▶ [Job] Return the lines that follow, exactly as they appear, from the first through the one containing "from matplotlib.patches import Rectangle"; no pictures are to be included.

[Recorded data]

## START

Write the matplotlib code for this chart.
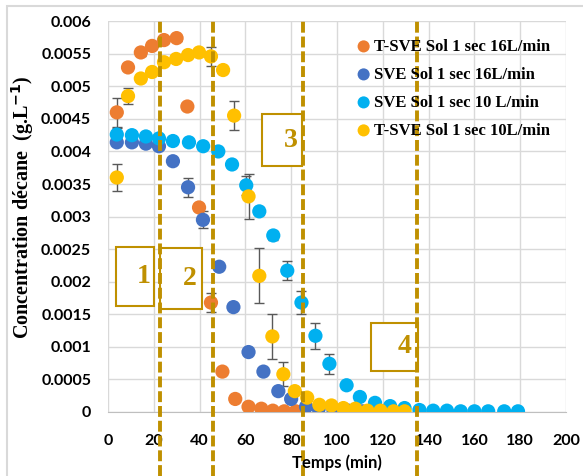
import numpy as np
import matplotlib.pyplot as plt
from matplotlib.patches import Rectangle

# T-SVE Sol 1 sec 16L/min
t_tsve16 = [3.9, 8.8, 14.4, 19.3, 24.5, 30, 34.7, 39.8, 45, 50, 55.6, 61.4, 67, 72, 77, 82]
c_tsve16 = [0.0046, 0.00529, 0.00552, 0.00562, 0.00571, 0.00574, 0.00469, 0.00314, 0.00168,
            0.00062, 0.0002, 0.00008, 0.00005, 0.00002, 0.00001, 0.00001]
e_tsve16 = [0.00022, 0, 0.00005, 0.00005, 0.00005, 0.00004, 0, 0.00005, 0.00015,
            0, 0, 0, 0, 0, 0, 0]

# SVE Sol 1 sec 16L/min
t_sve16 = [3.9, 10.5, 16.6, 22.3, 28.4, 35, 41.5, 48.6, 54.8, 61.4, 67.9, 74.4, 80, 86.5,
           92, 98.5, 105, 111, 117, 123, 129]
c_sve16 = [0.00414, 0.00414, 0.00412, 0.00408, 0.00385, 0.00345, 0.00295, 0.00223, 0.00161,
           0.00092, 0.00062, 0.00032, 0.0002, 0.00008, 0.00005, 0.00002, 0.00002, 0.00001,
           0.00005, 0.00001, 0.00001]
e_sve16 = [0, 0, 0, 0, 0, 0.00015, 0.00013, 0, 0, 0, 0, 0, 0, 0, 0, 0, 0, 0, 0, 0, 0]

# SVE Sol 1 sec 10 L/min
t_sve10 = [3.9, 10.5, 16.6, 22.3, 28.4, 35.4, 41.6, 48.2, 54.2, 60.4, 66.1, 72.2, 78.3, 84.5,
           90.6, 96.7, 104.2, 110, 116.6, 123.2, 129.5, 136, 142, 148, 154, 160, 166, 173, 179]
c_sve10 = [0.00426, 0.00425, 0.00423, 0.0042, 0.00416, 0.00414, 0.00408, 0.004, 0.0038,
           0.00348, 0.00308, 0.00271, 0.00217, 0.00168, 0.00117, 0.00074, 0.00041, 0.00023,
           0.00014, 0.00009, 0.00006, 0.00003, 0.00002, 0.00002, 0.00001, 0.00001, 0.00001,
           0.00001, 0.00001]
e_sve10 = [0.0001, 0, 0, 0, 0, 0, 0, 0, 0, 0.00015, 0.00006, 0.00007, 0.00015, 0.00017,
           0.0002, 0.00015, 0, 0, 0, 0, 0, 0, 0, 0, 0, 0, 0, 0, 0]

# T-SVE Sol 1 sec 10L/min
t_tsve10 = [3.9, 8.8, 14.4, 19.3, 24.5, 29.8, 35, 39.8, 45, 50.3, 55.1, 61.4, 66.1, 71.8,
            76.6, 81.6, 87, 92.3, 97.6, 102.8, 108, 113.3, 119, 124.7, 129.5]
c_tsve10 = [0.0036, 0.00485, 0.00512, 0.00522, 0.00537, 0.00542, 0.00548, 0.00552, 0.00546,
            0.00525, 0.00455, 0.00331, 0.00209, 0.00116, 0.00058, 0.00032, 0.00022, 0.00011,
            0.0001, 0.00006, 0.00005, 0.00002, 0.00002, 0.00001, 0.00001]
e_tsve10 = [0.0002, 0.00012, 0, 0, 0, 0, 0, 0.00005, 0.00015, 0, 0.00022, 0.00035, 0.00042,
            0.00035, 0.00018, 0, 0, 0, 0, 0, 0, 0, 0, 0, 0]

phase_lines = [22.8, 46, 85, 135]
phase_labels = ['1', '2', '3', '4']
# box extents (x0, x1, y0, y1) in data units
phase_boxes = [(3.5, 20.1, 0.00162, 0.00254), (22.8, 41.1, 0.00158, 0.00251),
               (67.4, 84.9, 0.00377, 0.00457), (114.7, 135.2, 0.00063, 0.00137)]

series = [
    ('T-SVE Sol 1 sec 16L/min', t_tsve16, c_tsve16, e_tsve16, '#ED7D31'),
    ('SVE Sol 1 sec 16L/min', t_sve16, c_sve16, e_sve16, '#4472C4'),
    ('SVE Sol 1 sec 10 L/min', t_sve10, c_sve10, e_sve10, '#00B0F0'),
    ('T-SVE Sol 1 sec 10L/min', t_tsve10, c_tsve10, e_tsve10, '#FFC000'),
]
gold = '#BF9000'

fig = plt.figure(figsize=(5.83, 4.76), dpi=100)
ax = fig.add_axes([0.185, 0.1345, 0.786, 0.821])

# light outer frame like the original screenshot
fig.patches.append(Rectangle((0.012, -0.01), 1.0, 0.997, transform=fig.transFigure,
                             fill=False, edgecolor='#D9D9D9', lw=1.5))

handles = []
for label, t, c, e, col in series:
    e = np.array(e)
    mask = e > 0
    ax.errorbar(np.array(t)[mask], np.array(c)[mask], yerr=e[mask], fmt='none',
                ecolor='#595959', elinewidth=1, capsize=3.5, capthick=1, zorder=2)
    h = ax.scatter(t, c, s=105, color=col, edgecolors='none', zorder=3, label=label)
    handles.append(h)

for x in phase_lines:
    ax.axvline(x, ymin=-0.165, ymax=1, color=gold, lw=2.8, linestyle=(0, (2.8, 1.0)),
               clip_on=False, zorder=5)

for (x0, x1, y0, y1), lab in zip(phase_boxes, phase_labels):
    ax.add_patch(Rectangle((x0, y0), x1 - x0, y1 - y0, facecolor='white', edgecolor=gold,
                           lw=1.5, zorder=4))
    ax.text(x1 - (x1 - x0) * 0.28, (y0 + y1) / 2, lab, ha='center', va='center',
            fontsize=20, fontweight='bold', family='Liberation Serif', color=gold, zorder=6)

ax.set_xlim(0, 200)
ax.set_ylim(0, 0.006)
ax.set_xticks(np.arange(0, 201, 20))
ax.set_yticks(np.arange(0, 0.00601, 0.0005))
ax.set_yticklabels(['0', '0.0005', '0.001', '0.0015', '0.002', '0.0025', '0.003',
                    '0.0035', '0.004', '0.0045', '0.005', '0.0055', '0.006'])
ax.grid(True, color='#D9D9D9', lw=1)
ax.set_axisbelow(True)
for s in ['top', 'right', 'left']:
    ax.spines[s].set_visible(False)
ax.spines['bottom'].set_color('#BFBFBF')
ax.tick_params(length=0, labelsize=11.5, pad=12)
for lab in ax.get_xticklabels() + ax.get_yticklabels():
    lab.set_family('Lato')
    lab.set_fontweight('bold')
ax.tick_params(axis='x', pad=16)

fig.text(0.578, 0.027, 'Temps (min)', ha='center', va='center', fontsize=12,
         family='Lato', fontweight='bold')
fig.text(0.038, 0.565, 'Concentration décane  (g.L$^{\\mathbf{-1}}$)', rotation=90,
         ha='center', va='center', fontsize=14.5, fontweight='bold', family='Liberation Serif')

leg = ax.legend(handles=handles, loc='upper left', bbox_to_anchor=(0.54, 0.955),
                frameon=False, prop={'family': 'Liberation Serif', 'weight': 'bold', 'size': 12},
                handlelength=1.0, handletextpad=0.15, labelspacing=0.72, markerscale=0.85,
                borderaxespad=0, borderpad=0)
leg.set_zorder(7)

fig.savefig('out.png', dpi=100)
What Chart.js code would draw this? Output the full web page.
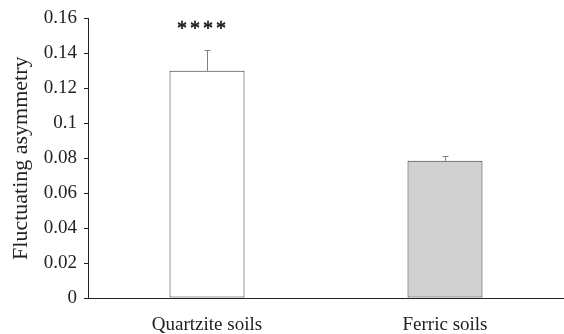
<!DOCTYPE html>
<html>
<head>
<meta charset="utf-8">
<script src="https://cdn.jsdelivr.net/npm/chart.js@4.4.0/dist/chart.umd.min.js"></script>
<style>
    html, body { margin: 0; padding: 0; background: #fff; }
    #wrap { width: 564px; height: 334px; }
</style>
</head>
<body>
<div id="wrap"><canvas id="chart"></canvas></div>
<script>
//Data
const categories = ['Quartzite soils', 'Ferric soils'];
const means = [0.130, 0.0785];
const errorsUp = [0.012, 0.0025];
const stars = ['****', ''];
const barColors = ['#ffffff', '#d0d0d0'];

const serif = '"Liberation Serif", "Times New Roman", serif';

//Draws the upper error whiskers and significance stars
const errorBarPlugin = {
    id: 'errorBars',
    afterDatasetsDraw(chart) {
        const ctx = chart.ctx;
        const meta = chart.getDatasetMeta(0);
        const y = chart.scales.y;
        ctx.save();
        meta.data.forEach((bar, i) => {
            const top = y.getPixelForValue(means[i] + errorsUp[i]);
            const x = Math.round(bar.x) + 0.5;
            ctx.strokeStyle = '#808080';
            ctx.lineWidth = 1;
            ctx.beginPath();
            ctx.moveTo(x, bar.y);
            ctx.lineTo(x, Math.round(top) + 0.5);
            ctx.moveTo(x - 3, Math.round(top) + 0.5);
            ctx.lineTo(x + 3, Math.round(top) + 0.5);
            ctx.stroke();
            if (stars[i]) {
                ctx.fillStyle = '#222';
                ctx.strokeStyle = '#222';
                ctx.lineWidth = 0.6;
                ctx.font = '20px ' + serif;
                ctx.letterSpacing = '3px';
                ctx.textAlign = 'center';
                ctx.textBaseline = 'middle';
                const sy = y.getPixelForValue(0.1535);
                ctx.fillText(stars[i], bar.x - 4, sy);
                ctx.strokeText(stars[i], bar.x - 4, sy);
            }
        });
        ctx.restore();
    }
};

let chart = new Chart(document.getElementById('chart'), {
    type: 'bar',
    data: {
        labels: categories,
        datasets: [{
            data: means,
            backgroundColor: barColors,
            borderColor: '#333333',
            borderWidth: 1,
            borderSkipped: false,
            barPercentage: 0.315,
            categoryPercentage: 1
        }]
    },
    options: {
        responsive: true,
        maintainAspectRatio: false,
        animation: false,
        devicePixelRatio: 1,
        layout: { padding: { top: 17, right: 0, bottom: 0, left: 0 } },
        plugins: {
            legend: { display: false },
            tooltip: { enabled: false }
        },
        scales: {
            x: {
                grid: { display: false },
                border: { display: true, color: '#222', width: 1 },
                ticks: {
                    color: '#222',
                    padding: 8,
                    font: { family: serif, size: 19 }
                },
                afterFit: (s) => { s.height = 36; }
            },
            y: {
                min: 0,
                max: 0.16,
                grid: {
                    drawOnChartArea: false,
                    drawTicks: true,
                    tickLength: 4,
                    tickColor: '#222'
                },
                border: { display: true, color: '#222', width: 1 },
                ticks: {
                    stepSize: 0.02,
                    color: '#222',
                    padding: 7,
                    font: { family: serif, size: 19 },
                    callback: (v) => String(+v.toFixed(2))
                },
                title: {
                    display: true,
                    text: 'Fluctuating asymmetry',
                    color: '#222',
                    font: { family: serif, size: 22 },
                    padding: { top: 8, bottom: 0 }
                },
                afterFit: (s) => { s.width = 88; }
            }
        }
    },
    plugins: [errorBarPlugin]
});
</script>
</body>
</html>
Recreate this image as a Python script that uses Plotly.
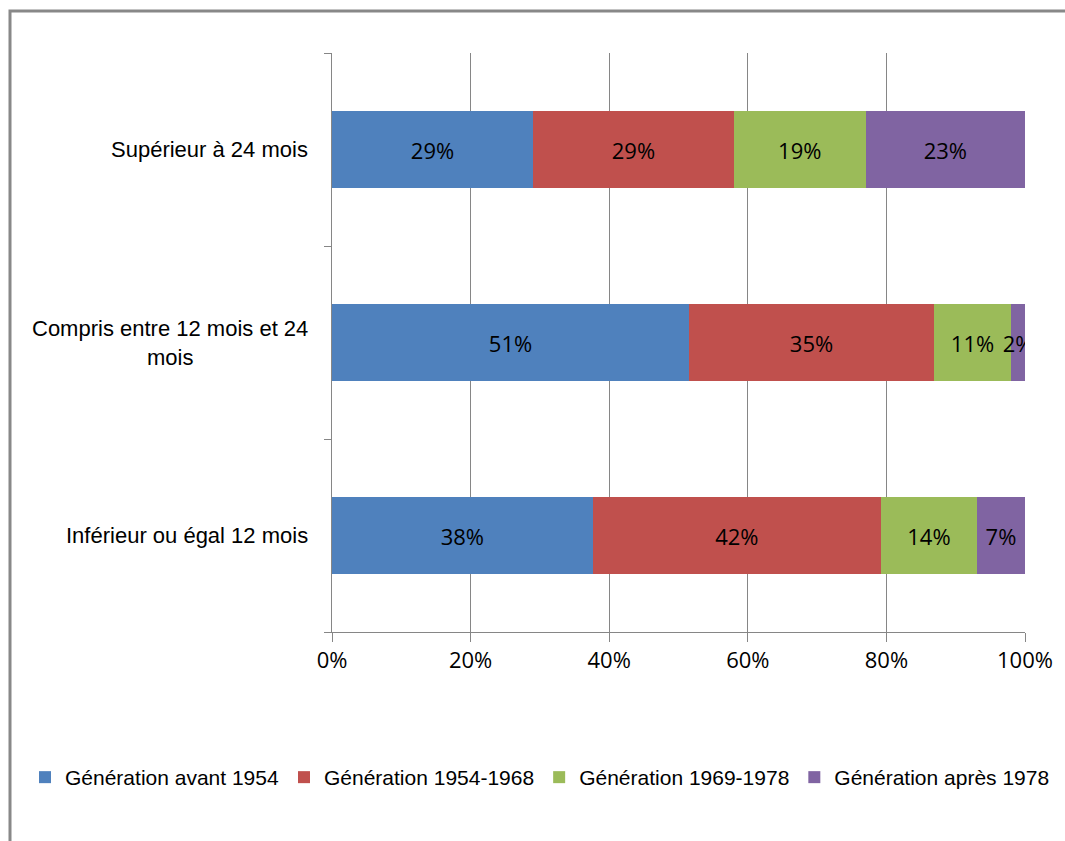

## END

▶ [Written answer]
Write the matplotlib code for this chart.
import numpy as np
import matplotlib.pyplot as plt
from matplotlib.patches import Rectangle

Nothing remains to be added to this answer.